Lesson 60

The Gospel of John

World English Bible translation

 Today's Scripture

10:11 I am the good shepherd. The good shepherd lays down his life for the sheep. 10:12 He who is a hired hand, and not a shepherd, who doesn't own the sheep, sees the wolf coming, leaves the sheep, and flees. The wolf snatches the sheep, and scatters them. 10:13 The hired hand flees because he is a hired hand, and doesn't care for the sheep. 10:14 I am the good shepherd. I know my own, and I'm known by my own; 10:15 even as the Father knows me, and I know the Father. I lay down my life for the sheep.

 Today's Lesson 

The second conclusion that Jesus draws from the parable of the sheepfold is "I am the good shepherd." When Jesus said that He was the door of the sheepfold, His primary meaning was that He was the legitimate access to the Father. When He says that He is the good shepherd, He has something specific in mind as well. Jesus is not saying that He is the good shepherd in every way that a shepherd might excel in caring for sheep. Though these traits might be applied to our Lord, He has one particular trait in mind.


The good shepherd lays down his life for his sheep. In the illustration that Jesus is using, it is the willingness to sacrifice himself for his flock that makes the shepherd "good". The good shepherd is contrasted with someone who simply cares for the sheep as an occupation. When the sheep of the hired hand are attacked, the hired hand will not risk his life for the sheep. They are not his sheep, so if they are slain he will simply move on to another flock or another job. He has no real interest in the sheep. His interest is in his pay and what he can afford to buy through his labors.


But, the good shepherd identifies himself with his sheep. They are his flock and his purpose for existence. He is willing to place his own life on the line in order to protect his sheep. Jesus says there is a bond between Himself and His sheep. The bond is similar to the bond that is between the Father and the Son. The Father and the Son are united because they are of the same nature and have the same purpose. Jesus said that, "I know my own, and I'm known by my own; even as the Father knows me, and I know the Father."


Jesus laid down His life for you and I. The recognition of this fact is one way that we know that we are His. When the Spirit of God convicts our hearts, and we come to recognize the price that Jesus was willing to pay for our behalf, this is one of the surest signs that we are of Jesus' flock. In fact, I'm not at all convinced that one can be of His flock if they are not aware of the sacrifice that He has made for us. Jesus is not just a good teacher with excellent ideas. He was a man who claimed to be the Son of God who laid down His life so that He might tell people about God. He was willing to die in order to reveal God to a world that was, for the most part, unwilling to see.


This sacrificial nature is an integral part of the Son and the Father. That is why the proper understanding of Christ death is so important. His life, death and resurrection are the revelation of God. It is the very willingness of God to suffer and die to reveal Himself that is the revelation. The depth of concern that God has for His creation is seen in this understanding of the purpose for which Christ lived. Christ death was not accidental or uncontrollable. His death had both purpose and meaning.

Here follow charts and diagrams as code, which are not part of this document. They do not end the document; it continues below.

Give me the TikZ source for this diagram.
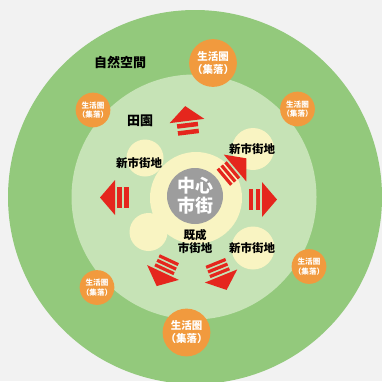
\documentclass[tikz,border=0pt]{standalone}
\usepackage{fontspec}
\setmainfont{Noto Sans CJK JP}
\usetikzlibrary{positioning}
\definecolor{bggray}{HTML}{F2F2F2}
\definecolor{naturegreen}{HTML}{93C97C}
\definecolor{fieldgreen}{HTML}{C6E3B6}
\definecolor{townyellow}{HTML}{F9F4C2}
\definecolor{coregray}{HTML}{9D9D9D}
\definecolor{settleorange}{HTML}{F19A3E}
\definecolor{spreadred}{HTML}{E5261D}

\begin{document}
\begin{tikzpicture}[
    x=1pt, y=-1pt,
    every node/.style={font=\bfseries, inner sep=0pt},
    area/.style={circle, fill=#1, draw=none, inner sep=0pt},
    settlebig/.style={
        circle, fill=settleorange, minimum size=41pt, text=white,
        font=\bfseries\fontsize{10.5}{13}\selectfont, align=center
    },
    settlesmall/.style={
        circle, fill=settleorange, minimum size=32pt, text=white,
        font=\bfseries\fontsize{7.6}{9.5}\selectfont, align=center
    },
    townlabel/.style={font=\bfseries\fontsize{11.5}{13}\selectfont, align=center},
    zonelabel/.style={font=\bfseries\fontsize{13}{15}\selectfont},
    pics/spreadtwo/.style={code={
        \fill[spreadred] (0,-17.5) -- (15,0) -- (0,17.5) -- cycle;
        \fill[spreadred] (-2,-10.5) rectangle (-6.5,10.5);
        \fill[spreadred] (-9,-10.5) rectangle (-13.5,10.5);
    }},
    pics/spreadthree/.style={code={
        \fill[spreadred] (0,-17.5) -- (15,0) -- (0,17.5) -- cycle;
        \foreach \b in {-2,-7,-12}
            \fill[spreadred] (\b,-10.5) rectangle ++(-3.2,21);
    }},
]

% === Background ===
\useasboundingbox (0,0) rectangle (382,381);
\fill[bggray] (0,0) rectangle (382,381);

% === Zones ===
\node[area=naturegreen, minimum size=374pt] (nature) at (195,197) {};
\node[area=fieldgreen, minimum size=245pt] (field) at (194,197) {};

% Built-up areas
\node[area=townyellow, minimum size=92pt] (oldarea) at (196,198) {};
\node[area=townyellow, minimum size=37pt] (newareaNW) at (145,158) {};
\node[area=townyellow, minimum size=38pt] (oldareaSW) at (148.5,232) {};
\node[area=townyellow, minimum size=42pt] (newareaNE) at (253,149) {};
\node[area=townyellow, minimum size=43pt] (newareaSE) at (253,248) {};

% === Center ===
\node[area=coregray, minimum size=56pt, text=white, align=center,
    font=\bfseries\fontsize{18}{20}\selectfont] (core) at (195,196) {中心\\市街};

% Labels
\node[zonelabel] (naturelabel) at (120,62) {自然空間};
\node[zonelabel] (fieldlabel) at (140,121) {田園};
\node[townlabel] (newtownNW) at (139,163) {新市街地};
\node[townlabel] (newtownNE) at (252,149) {新市街地};
\node[townlabel] (newtownSE) at (252,248) {新市街地};
\node[townlabel, below=5pt of core] (oldtown) {既成\\市街地};

% === Settlements ===
\node[settlebig] (settleN) at (213,63) {生活圏\\（集落）};
\node[settlebig] (settleS) at (186.5,332.5) {生活圏\\（集落）};
\node[settlesmall] (settleNW) at (93,110) {生活圏\\（集落）};
\node[settlesmall] (settleNE) at (297.5,109) {生活圏\\（集落）};
\node[settlesmall] (settleE) at (309,266.5) {生活圏\\（集落）};
\node[settlesmall] (settleSW) at (97,287.5) {生活圏\\（集落）};

% === Spread arrows ===
\pic[rotate=97] (spreadN) at (187,121) {spreadtwo};
\pic[rotate=180] (spreadW) at (115,197.5) {spreadtwo};
\pic (spreadE) at (262,199.5) {spreadtwo};
\pic[rotate=40] (spreadNE) at (235,168) {spreadthree};
\pic[rotate=245] (spreadSW) at (163,272.5) {spreadthree};
\pic[rotate=292] (spreadSE) at (221,276) {spreadthree};

\end{tikzpicture}
\end{document}
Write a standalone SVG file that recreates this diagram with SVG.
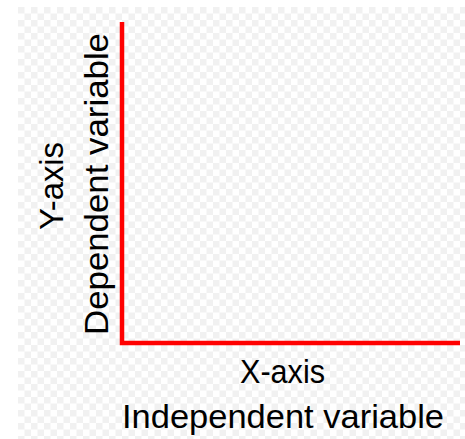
<svg xmlns="http://www.w3.org/2000/svg" width="465" height="439" viewBox="0 0 465 439">
  <defs>
    <pattern id="checker" x="18" y="7" width="13" height="13" patternUnits="userSpaceOnUse">
      <rect width="13" height="13" fill="#ffffff"/>
      <rect width="6.5" height="6.5" fill="#f1f1f1"/>
      <rect x="6.5" y="6.5" width="6.5" height="6.5" fill="#f1f1f1"/>
    </pattern>
  </defs>
  <style>
    .lbl { font-family: "Liberation Sans", Arial, sans-serif; font-size: 34px; fill: #000000; text-anchor: middle; }
    .axis { fill: none; stroke: #ff0000; stroke-width: 4.5; stroke-linejoin: miter; stroke-linecap: butt; }
  </style>
  <rect width="465" height="439" fill="#ffffff"/>
  <rect x="18" y="7" width="447" height="432" fill="url(#checker)"/>
  <g id="connectors">
    <polyline class="axis" points="122,22 122,343 460,343"/>
  </g>
  <g id="y-label">
    <text class="lbl" transform="translate(63,186) rotate(-90)" textLength="88" lengthAdjust="spacingAndGlyphs">Y-axis</text>
    <text class="lbl" transform="translate(108,184) rotate(-90)" textLength="302" lengthAdjust="spacingAndGlyphs">Dependent variable</text>
  </g>
  <g id="x-label">
    <text class="lbl" x="282.5" y="383" textLength="85" lengthAdjust="spacingAndGlyphs">X-axis</text>
    <text class="lbl" x="283" y="428" textLength="322" lengthAdjust="spacingAndGlyphs">Independent variable</text>
  </g>
</svg>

As we proceed in this Gospel, the death of Jesus Christ will become a greater issue. And, not simply His death, but His willingness to die. And the reality of His resurrection. He was the good shepherd. He was willing to place Himself between our enemy and us. He was willing to die for us.


What does Jesus' death mean to you? What does it show you of His nature and His purpose? Can you hear Him calling, even from the cross?